*Stored data:*
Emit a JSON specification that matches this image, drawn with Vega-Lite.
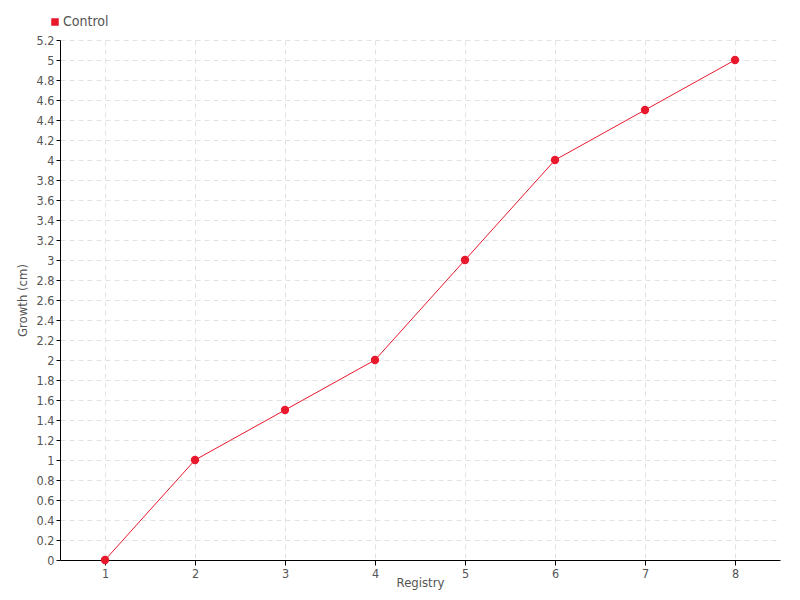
{
  "$schema": "https://vega.github.io/schema/vega-lite/v6.json",
  "width": 720,
  "height": 520,
  "autosize": {"type": "none"},
  "padding": {"left": 60, "top": 40, "right": 20, "bottom": 40},
  "background": "#ffffff",
  "config": {
    "view": {"stroke": null},
    "font": "Liberation Sans Narrow, DejaVu Sans Condensed, sans-serif",
    "axis": {
      "labelFont": "Liberation Sans Narrow, DejaVu Sans Condensed, sans-serif",
      "titleFont": "Liberation Sans Narrow, DejaVu Sans Condensed, sans-serif",
      "labelFontSize": 12.5,
      "titleFontSize": 13,
      "labelColor": "#555555",
      "titleColor": "#555555",
      "titleFontWeight": "normal",
      "domainColor": "#000000",
      "tickColor": "#000000",
      "gridColor": "#e2e2e2",
      "gridDash": [5, 4]
    }
  },
  "data": {
    "values": [
      {"registry": 1, "growth": 0, "group": "Control"},
      {"registry": 2, "growth": 1, "group": "Control"},
      {"registry": 3, "growth": 1.5, "group": "Control"},
      {"registry": 4, "growth": 2, "group": "Control"},
      {"registry": 5, "growth": 3, "group": "Control"},
      {"registry": 6, "growth": 4, "group": "Control"},
      {"registry": 7, "growth": 4.5, "group": "Control"},
      {"registry": 8, "growth": 5, "group": "Control"}
    ]
  },
  "encoding": {
    "x": {
      "field": "registry",
      "type": "quantitative",
      "scale": {"domain": [0.5, 8.5], "nice": false, "zero": false},
      "axis": {
        "title": "Registry",
        "values": [1, 2, 3, 4, 5, 6, 7, 8],
        "format": "d",
        "tickSize": 5,
        "labelPadding": 2,
        "titleY": 26,
        "titleBaseline": "alphabetic"
      }
    },
    "y": {
      "field": "growth",
      "type": "quantitative",
      "scale": {"domain": [0, 5.2], "nice": false},
      "axis": {
        "title": "Growth (cm)",
        "values": [0, 0.2, 0.4, 0.6, 0.8, 1, 1.2, 1.4, 1.6, 1.8, 2, 2.2, 2.4, 2.6, 2.8, 3, 3.2, 3.4, 3.6, 3.8, 4, 4.2, 4.4, 4.6, 4.8, 5, 5.2],
        "format": "~g",
        "tickSize": 4,
        "labelPadding": 2,
        "titleX": -31,
        "titleY": 260,
        "titleBaseline": "bottom"
      }
    },
    "color": {
      "field": "group",
      "type": "nominal",
      "scale": {"range": ["#e8192c"]},
      "legend": {
        "title": null,
        "orient": "none",
        "legendX": -12,
        "legendY": -25,
        "symbolType": "square",
        "symbolSize": 36,
        "labelFontSize": 14,
        "labelColor": "#555555",
        "labelFont": "Liberation Sans Narrow, DejaVu Sans Condensed, sans-serif",
        "labelOffset": 1
      }
    }
  },
  "layer": [
    {"mark": {"type": "line", "strokeWidth": 1, "color": "#ff3a4c"}},
    {"mark": {"type": "point", "filled": true, "size": 70, "opacity": 1}}
  ]
}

*Exercise description:* Without the images, write out each line of the data verbatim.

*Exercise solution:*
Emit a JSON specification that matches this image, drawn with Vega-Lite.
{
  "$schema": "https://vega.github.io/schema/vega-lite/v6.json",
  "width": 720,
  "height": 520,
  "autosize": {"type": "none"},
  "padding": {"left": 60, "top": 40, "right": 20, "bottom": 40},
  "background": "#ffffff",
  "config": {
    "view": {"stroke": null},
    "font": "Liberation Sans Narrow, DejaVu Sans Condensed, sans-serif",
    "axis": {
      "labelFont": "Liberation Sans Narrow, DejaVu Sans Condensed, sans-serif",
      "titleFont": "Liberation Sans Narrow, DejaVu Sans Condensed, sans-serif",
      "labelFontSize": 12.5,
      "titleFontSize": 13,
      "labelColor": "#555555",
      "titleColor": "#555555",
      "titleFontWeight": "normal",
      "domainColor": "#000000",
      "tickColor": "#000000",
      "gridColor": "#e2e2e2",
      "gridDash": [5, 4]
    }
  },
  "data": {
    "values": [
      {"registry": 1, "growth": 0, "group": "Control"},
      {"registry": 2, "growth": 1, "group": "Control"},
      {"registry": 3, "growth": 1.5, "group": "Control"},
      {"registry": 4, "growth": 2, "group": "Control"},
      {"registry": 5, "growth": 3, "group": "Control"},
      {"registry": 6, "growth": 4, "group": "Control"},
      {"registry": 7, "growth": 4.5, "group": "Control"},
      {"registry": 8, "growth": 5, "group": "Control"}
    ]
  },
  "encoding": {
    "x": {
      "field": "registry",
      "type": "quantitative",
      "scale": {"domain": [0.5, 8.5], "nice": false, "zero": false},
      "axis": {
        "title": "Registry",
        "values": [1, 2, 3, 4, 5, 6, 7, 8],
        "format": "d",
        "tickSize": 5,
        "labelPadding": 2,
        "titleY": 26,
        "titleBaseline": "alphabetic"
      }
    },
    "y": {
      "field": "growth",
      "type": "quantitative",
      "scale": {"domain": [0, 5.2], "nice": false},
      "axis": {
        "title": "Growth (cm)",
        "values": [0, 0.2, 0.4, 0.6, 0.8, 1, 1.2, 1.4, 1.6, 1.8, 2, 2.2, 2.4, 2.6, 2.8, 3, 3.2, 3.4, 3.6, 3.8, 4, 4.2, 4.4, 4.6, 4.8, 5, 5.2],
        "format": "~g",
        "tickSize": 4,
        "labelPadding": 2,
        "titleX": -31,
        "titleY": 260,
        "titleBaseline": "bottom"
      }
    },
    "color": {
      "field": "group",
      "type": "nominal",
      "scale": {"range": ["#e8192c"]},
      "legend": {
        "title": null,
        "orient": "none",
        "legendX": -12,
        "legendY": -25,
        "symbolType": "square",
        "symbolSize": 36,
        "labelFontSize": 14,
        "labelColor": "#555555",
        "labelFont": "Liberation Sans Narrow, DejaVu Sans Condensed, sans-serif",
        "labelOffset": 1
      }
    }
  },
  "layer": [
    {"mark": {"type": "line", "strokeWidth": 1, "color": "#ff3a4c"}},
    {"mark": {"type": "point", "filled": true, "size": 70, "opacity": 1}}
  ]
}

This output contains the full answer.